[Rows from a dataset of charts and code]
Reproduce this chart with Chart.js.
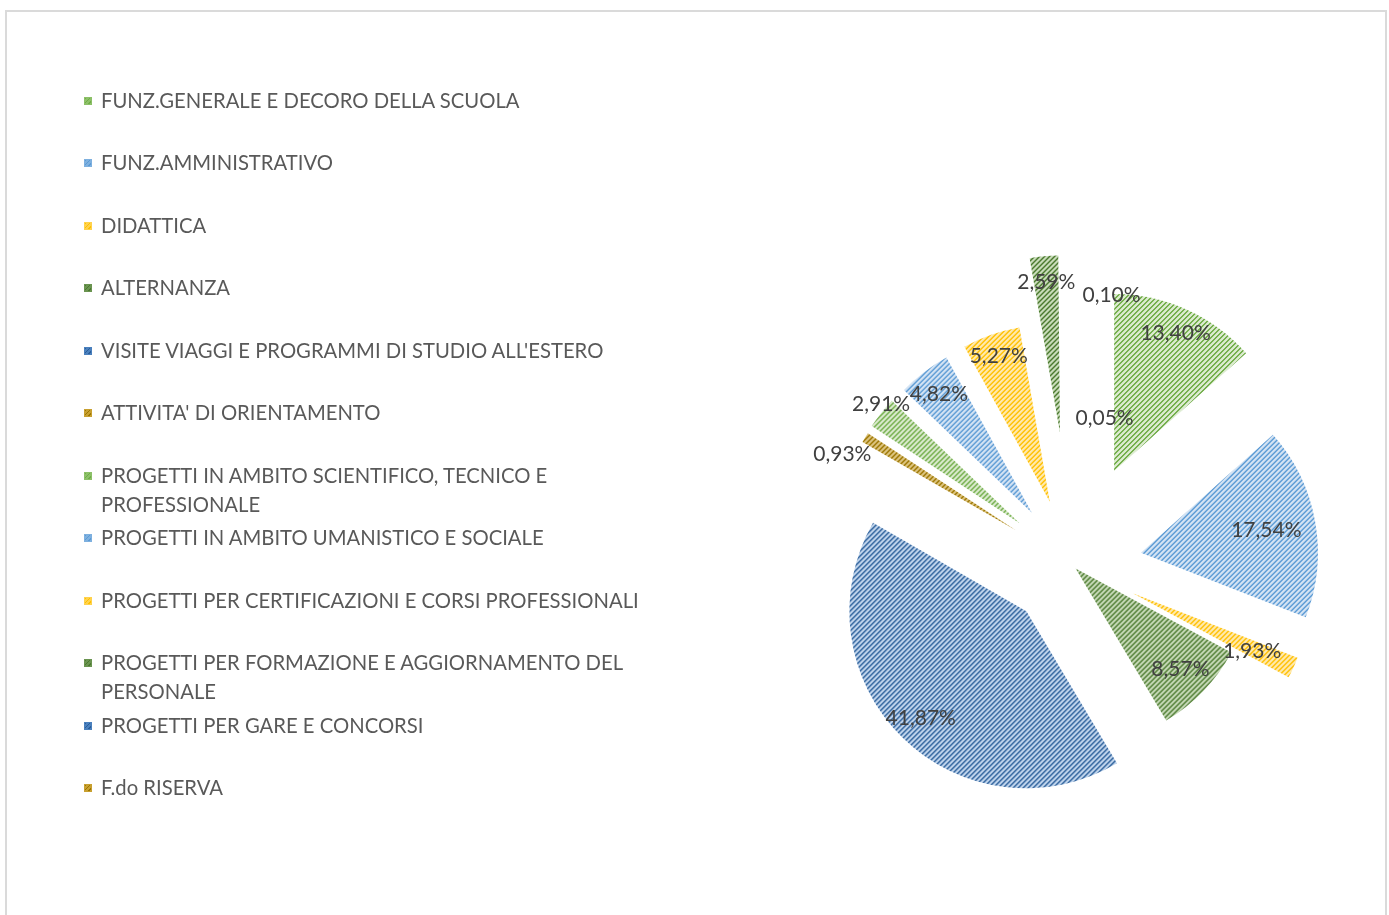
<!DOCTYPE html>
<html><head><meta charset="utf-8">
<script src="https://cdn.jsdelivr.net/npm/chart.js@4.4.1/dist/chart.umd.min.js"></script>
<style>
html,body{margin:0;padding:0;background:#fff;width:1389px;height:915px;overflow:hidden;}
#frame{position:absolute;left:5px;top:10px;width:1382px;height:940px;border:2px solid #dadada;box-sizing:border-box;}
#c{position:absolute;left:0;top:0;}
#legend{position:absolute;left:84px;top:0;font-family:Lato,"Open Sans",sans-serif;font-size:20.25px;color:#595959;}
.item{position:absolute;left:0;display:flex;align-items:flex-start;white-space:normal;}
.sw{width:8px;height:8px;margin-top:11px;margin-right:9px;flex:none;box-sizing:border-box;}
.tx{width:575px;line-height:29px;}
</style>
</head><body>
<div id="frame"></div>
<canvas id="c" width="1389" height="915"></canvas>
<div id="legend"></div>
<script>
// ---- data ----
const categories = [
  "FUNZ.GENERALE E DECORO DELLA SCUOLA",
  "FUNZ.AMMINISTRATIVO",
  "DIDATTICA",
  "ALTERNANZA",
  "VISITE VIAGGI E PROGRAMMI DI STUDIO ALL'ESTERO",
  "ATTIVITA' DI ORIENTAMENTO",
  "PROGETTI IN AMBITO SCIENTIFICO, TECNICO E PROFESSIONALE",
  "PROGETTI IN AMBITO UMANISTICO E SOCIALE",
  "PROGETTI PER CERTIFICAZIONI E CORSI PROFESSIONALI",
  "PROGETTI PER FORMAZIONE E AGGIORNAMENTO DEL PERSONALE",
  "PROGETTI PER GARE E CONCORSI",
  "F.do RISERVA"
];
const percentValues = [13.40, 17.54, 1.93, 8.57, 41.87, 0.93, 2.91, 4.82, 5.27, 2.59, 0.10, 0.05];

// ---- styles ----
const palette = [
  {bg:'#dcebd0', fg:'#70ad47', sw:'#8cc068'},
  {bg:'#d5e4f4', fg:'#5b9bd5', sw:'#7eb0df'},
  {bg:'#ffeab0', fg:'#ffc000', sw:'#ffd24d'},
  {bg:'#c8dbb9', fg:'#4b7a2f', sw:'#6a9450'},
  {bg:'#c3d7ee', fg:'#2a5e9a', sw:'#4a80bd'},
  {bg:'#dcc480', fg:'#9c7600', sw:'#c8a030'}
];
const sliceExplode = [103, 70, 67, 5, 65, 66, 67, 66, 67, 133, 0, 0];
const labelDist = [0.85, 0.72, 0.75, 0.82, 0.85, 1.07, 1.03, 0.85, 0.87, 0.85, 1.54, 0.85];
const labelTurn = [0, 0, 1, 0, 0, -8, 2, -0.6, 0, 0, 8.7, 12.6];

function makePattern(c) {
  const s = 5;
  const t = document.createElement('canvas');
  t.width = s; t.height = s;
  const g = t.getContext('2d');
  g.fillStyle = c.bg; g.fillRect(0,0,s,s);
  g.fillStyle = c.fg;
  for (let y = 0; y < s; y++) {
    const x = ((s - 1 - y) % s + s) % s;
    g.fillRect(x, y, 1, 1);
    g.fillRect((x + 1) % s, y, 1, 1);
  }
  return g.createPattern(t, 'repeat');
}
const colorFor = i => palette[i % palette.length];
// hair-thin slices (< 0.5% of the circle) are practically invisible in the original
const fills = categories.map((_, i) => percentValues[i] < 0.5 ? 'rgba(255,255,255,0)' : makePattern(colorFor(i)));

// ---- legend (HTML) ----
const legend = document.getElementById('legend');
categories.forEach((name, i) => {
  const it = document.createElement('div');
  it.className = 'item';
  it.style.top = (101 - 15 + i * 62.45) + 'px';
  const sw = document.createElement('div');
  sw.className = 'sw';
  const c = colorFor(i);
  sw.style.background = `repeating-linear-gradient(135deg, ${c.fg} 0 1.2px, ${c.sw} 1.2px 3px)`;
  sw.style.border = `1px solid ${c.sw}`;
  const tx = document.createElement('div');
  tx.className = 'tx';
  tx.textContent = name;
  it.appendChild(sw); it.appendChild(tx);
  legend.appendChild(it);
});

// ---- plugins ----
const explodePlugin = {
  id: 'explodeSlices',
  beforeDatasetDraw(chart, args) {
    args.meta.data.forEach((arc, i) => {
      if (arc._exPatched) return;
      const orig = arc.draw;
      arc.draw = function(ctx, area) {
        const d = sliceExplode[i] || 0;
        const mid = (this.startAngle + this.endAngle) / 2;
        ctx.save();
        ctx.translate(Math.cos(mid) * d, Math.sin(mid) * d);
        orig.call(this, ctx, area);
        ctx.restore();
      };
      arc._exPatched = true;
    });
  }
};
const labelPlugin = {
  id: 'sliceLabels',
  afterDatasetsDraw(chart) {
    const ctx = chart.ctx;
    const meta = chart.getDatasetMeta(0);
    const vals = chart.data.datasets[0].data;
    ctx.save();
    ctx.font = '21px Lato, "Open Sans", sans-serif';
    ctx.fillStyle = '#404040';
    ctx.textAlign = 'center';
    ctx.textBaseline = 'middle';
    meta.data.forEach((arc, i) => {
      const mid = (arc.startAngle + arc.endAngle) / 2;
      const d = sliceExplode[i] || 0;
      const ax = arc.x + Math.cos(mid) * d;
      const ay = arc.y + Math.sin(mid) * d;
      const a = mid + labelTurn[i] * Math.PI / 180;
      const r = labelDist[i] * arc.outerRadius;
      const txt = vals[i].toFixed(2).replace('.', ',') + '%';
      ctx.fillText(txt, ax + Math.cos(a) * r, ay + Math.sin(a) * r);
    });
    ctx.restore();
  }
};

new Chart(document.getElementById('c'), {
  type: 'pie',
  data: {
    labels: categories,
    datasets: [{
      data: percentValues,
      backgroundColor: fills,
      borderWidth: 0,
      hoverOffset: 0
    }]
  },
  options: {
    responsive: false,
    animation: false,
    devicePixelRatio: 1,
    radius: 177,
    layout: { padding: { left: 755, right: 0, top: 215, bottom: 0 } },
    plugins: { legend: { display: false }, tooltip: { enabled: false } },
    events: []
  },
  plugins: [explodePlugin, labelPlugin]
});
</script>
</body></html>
==
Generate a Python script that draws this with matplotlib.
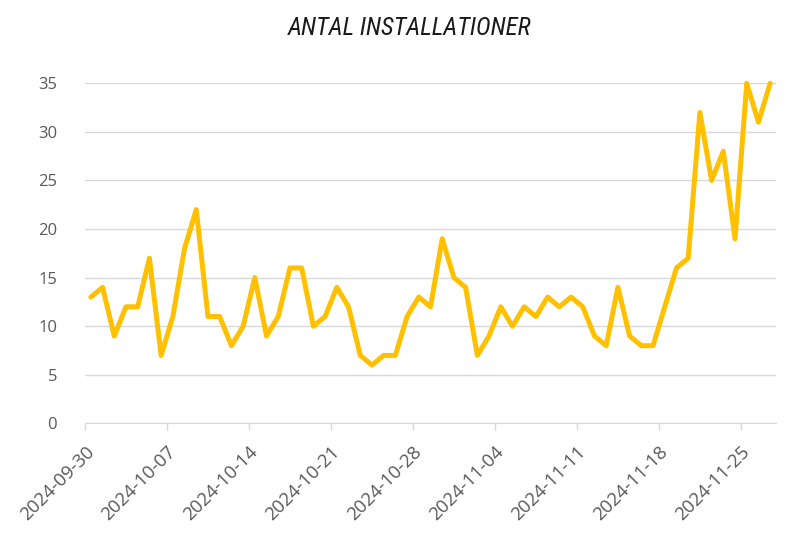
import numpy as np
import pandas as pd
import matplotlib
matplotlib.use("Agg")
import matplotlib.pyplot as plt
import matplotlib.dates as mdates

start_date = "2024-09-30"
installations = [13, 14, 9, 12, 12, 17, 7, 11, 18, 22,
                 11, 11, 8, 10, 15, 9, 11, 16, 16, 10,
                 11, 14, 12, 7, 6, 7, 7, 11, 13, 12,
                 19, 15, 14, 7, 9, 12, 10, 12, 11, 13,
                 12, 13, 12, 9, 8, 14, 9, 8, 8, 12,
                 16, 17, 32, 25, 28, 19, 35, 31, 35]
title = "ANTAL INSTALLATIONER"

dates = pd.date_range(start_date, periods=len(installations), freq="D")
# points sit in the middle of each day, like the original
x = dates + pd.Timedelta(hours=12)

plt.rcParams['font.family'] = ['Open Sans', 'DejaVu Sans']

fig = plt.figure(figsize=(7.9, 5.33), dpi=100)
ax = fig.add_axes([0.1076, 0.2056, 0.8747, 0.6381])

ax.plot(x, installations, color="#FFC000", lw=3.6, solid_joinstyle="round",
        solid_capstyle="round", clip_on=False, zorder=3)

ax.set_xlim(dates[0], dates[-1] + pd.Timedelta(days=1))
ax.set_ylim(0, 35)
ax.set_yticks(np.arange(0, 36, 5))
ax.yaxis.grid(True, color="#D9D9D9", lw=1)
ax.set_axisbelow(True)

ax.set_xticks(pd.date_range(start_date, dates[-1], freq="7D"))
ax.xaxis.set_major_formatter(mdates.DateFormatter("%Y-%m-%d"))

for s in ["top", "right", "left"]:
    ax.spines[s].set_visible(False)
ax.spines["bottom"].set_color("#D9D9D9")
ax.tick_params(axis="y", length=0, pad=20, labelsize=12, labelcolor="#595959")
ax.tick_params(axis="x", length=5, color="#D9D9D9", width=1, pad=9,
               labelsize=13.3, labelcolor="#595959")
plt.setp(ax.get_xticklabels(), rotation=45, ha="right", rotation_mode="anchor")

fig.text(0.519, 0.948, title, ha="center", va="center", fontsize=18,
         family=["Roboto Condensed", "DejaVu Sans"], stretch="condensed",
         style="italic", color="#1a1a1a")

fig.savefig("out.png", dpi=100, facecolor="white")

## Stated task
Consider the entries above and return each line with the string "matplotlib".

## Solved problem
Generate a Python script that draws this with matplotlib.
import matplotlib
matplotlib.use("Agg")
import matplotlib.pyplot as plt
import matplotlib.dates as mdates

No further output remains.